The grassroots advocacy organization Americans for Prosperity (AFP) filed a lawsuit in the Arizona District Court Friday in opposition to Arizona’s newly enacted “dark money” law, alleging that it presents possible first amendment violations.
“The First Amendment safeguards the right of individuals to donate to private advocacy organizations without undue risk that they will be subjected to their identities being disclosed or other chilling by the government,” according to the complaint.
Two initiatives sponsored by progressives are still on the ballot for now, after judges rejected challenges from conservative groups challenging them. The “Voters Right to Know Act” (VRKA), which adds new disclosure requirements regarding campaign spending, was challenged over submitting incorrect campaign addresses. The “Protection from Predatory Debt Collection Act” (PPDCA), which is backed by a California-based employee union and makes broad changes to debt collecting laws, was challenged for an “inaccurate and misleading” ballot description. Despite the adverse rulings, attorneys say they plan to appeal.

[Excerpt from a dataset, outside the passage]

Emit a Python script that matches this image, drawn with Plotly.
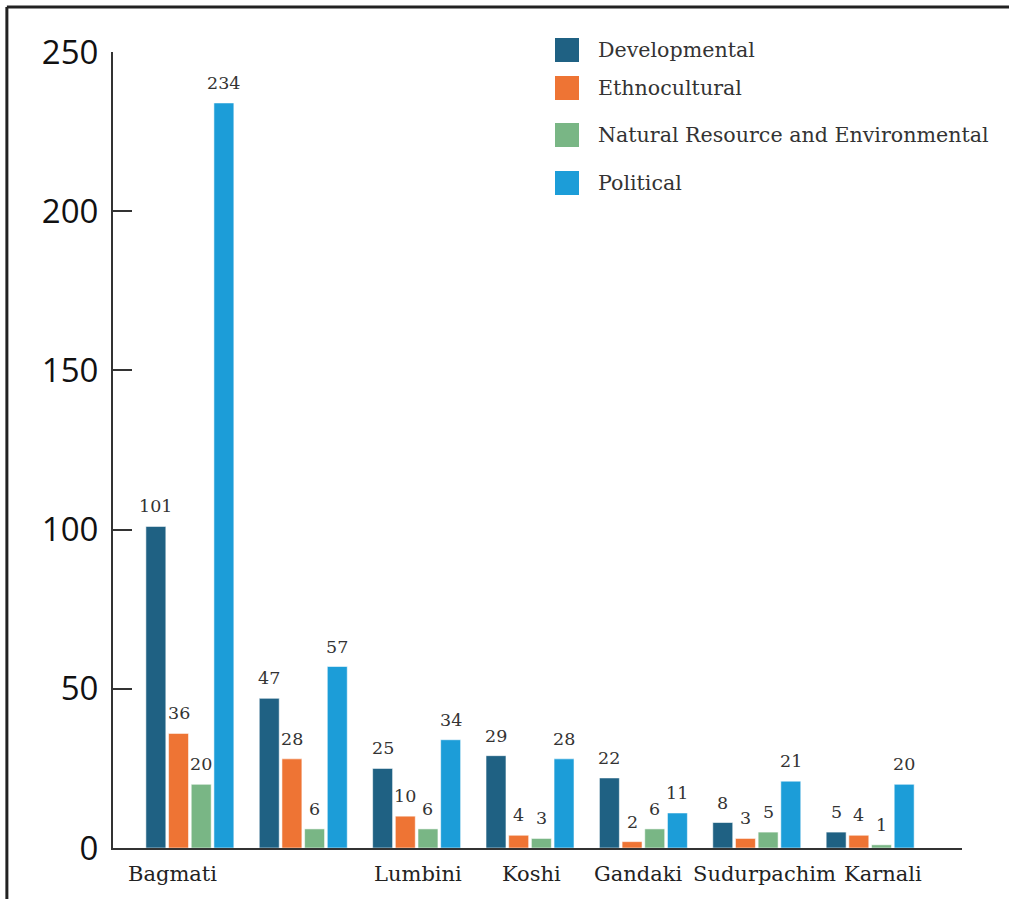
import plotly.graph_objects as go

# Provinces along the x axis (second group carries no printed label)
provinces = ["Bagmati", "", "Lumbini", "Koshi", "Gandaki", "Sudurpachim", "Karnali"]

# Counts per category for each province
developmental = [101, 47, 25, 29, 22, 8, 5]
ethnocultural = [36, 28, 10, 4, 2, 3, 4]
natural_resource = [20, 6, 6, 3, 6, 5, 1]
political = [234, 57, 34, 28, 11, 21, 20]

series_names = ["Developmental", "Ethnocultural",
                "Natural Resource and Environmental", "Political"]
series_values = [developmental, ethnocultural, natural_resource, political]
series_colors = ["#1f6183", "#ee7434", "#79b685", "#1c9dd8"]

# horizontal nudge (px) of each province label under its group
label_shift = [-17, 0, 1, 1, -5, 8, 13]
# vertical centre of each legend row, in paper units
legend_rows = [1.0025, 0.9548, 0.8957, 0.8354]

x_pos = list(range(len(provinces)))
serif = "DejaVu Serif"
bargap = 0.2
n_series = len(series_names)
slot = (1 - bargap) / n_series

fig = go.Figure()
annotations = []
for k, (name, vals, color) in enumerate(zip(series_names, series_values, series_colors)):
    fig.add_trace(go.Bar(
        x=x_pos, y=vals, name=name,
        marker=dict(color=color, line=dict(color="rgba(255,255,255,0.55)", width=1)),
        showlegend=False,
    ))
    # value label above each bar, at the centre of its slot in the group
    off = (k - (n_series - 1) / 2) * slot
    for xp, v in zip(x_pos, vals):
        annotations.append(dict(xref="x", yref="y", x=xp + off, y=v,
                                xanchor="center", yanchor="bottom", yshift=8,
                                showarrow=False, text=str(v),
                                font=dict(family=serif, size=17.5, color="#333333")))

shapes = [
    # outer frame (top and left edges)
    dict(type="line", xref="paper", yref="paper", x0=-0.125, x1=1.06,
         y0=1.0565, y1=1.0565, line=dict(color="#222222", width=3)),
    dict(type="line", xref="paper", yref="paper", x0=-0.125, x1=-0.125,
         y0=1.0565, y1=-0.07, line=dict(color="#222222", width=3)),
]

# legend: colour swatch plus series name per row
half = 12 / 796
for name, color, yc in zip(series_names, series_colors, legend_rows):
    shapes.append(dict(type="rect", xref="paper", yref="paper",
                       x0=0.5206, x1=0.5489, y0=yc - half, y1=yc + half,
                       fillcolor=color, line=dict(width=0)))
    annotations.append(dict(xref="paper", yref="paper", x=0.5690, y=yc,
                            xanchor="left", yanchor="middle", showarrow=False,
                            text=name, font=dict(family=serif, size=20.6, color="#333333")))

# province labels under each group
for xp, lab, dx in zip(x_pos, provinces, label_shift):
    if lab:
        annotations.append(dict(xref="x", yref="paper", x=xp, y=-0.033,
                                xshift=dx, xanchor="center", yanchor="middle",
                                showarrow=False, text=lab,
                                font=dict(family=serif, size=21, color="#222222")))

fig.update_layout(
    width=1009, height=899,
    margin=dict(l=113, r=47, t=52, b=51),
    paper_bgcolor="white", plot_bgcolor="white",
    barmode="group", bargap=bargap, bargroupgap=0.12,
    showlegend=False,
    xaxis=dict(
        range=[-0.678, 6.81], tickvals=x_pos, showticklabels=False,
        showline=True, linecolor="#333333", linewidth=2,
        showgrid=False, zeroline=False, ticks="",
    ),
    yaxis=dict(
        range=[0, 250], tickvals=[0, 50, 100, 150, 200, 250],
        showline=True, linecolor="#333333", linewidth=2,
        showgrid=False, zeroline=False,
        ticks="inside", ticklen=19, tickwidth=2, tickcolor="#333333",
        ticklabelstandoff=6,
        tickfont=dict(family="Open Sans", size=33, color="#111111"),
    ),
    shapes=shapes,
    annotations=annotations,
)

fig.write_html("out.html")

President Scot Mussi, president of the Arizona Free Enterprise Club which filed the lawsuit against VRKA, said there is another reason the ballot initiative may ultimately fail. “The practical implications of it is that this information will be used to dox, harass and intimidate anyone for supporting various organizations,” he said Monday. He cited a U.S. Supreme Court decision from last year that rejected California’s effort to have nonprofits identify their major donors.
Five ballot proposals addressing voting may be on this fall’s ballot if their sponsors collect enough signatures. Three of them, known as referendums, seek to stop legislation from becoming law, requiring 118,823 signatures each. The other ballot initiatives need 237,645 signatures each. Even if all the signatures are collected, a successful legal challenge could keep them off the ballot.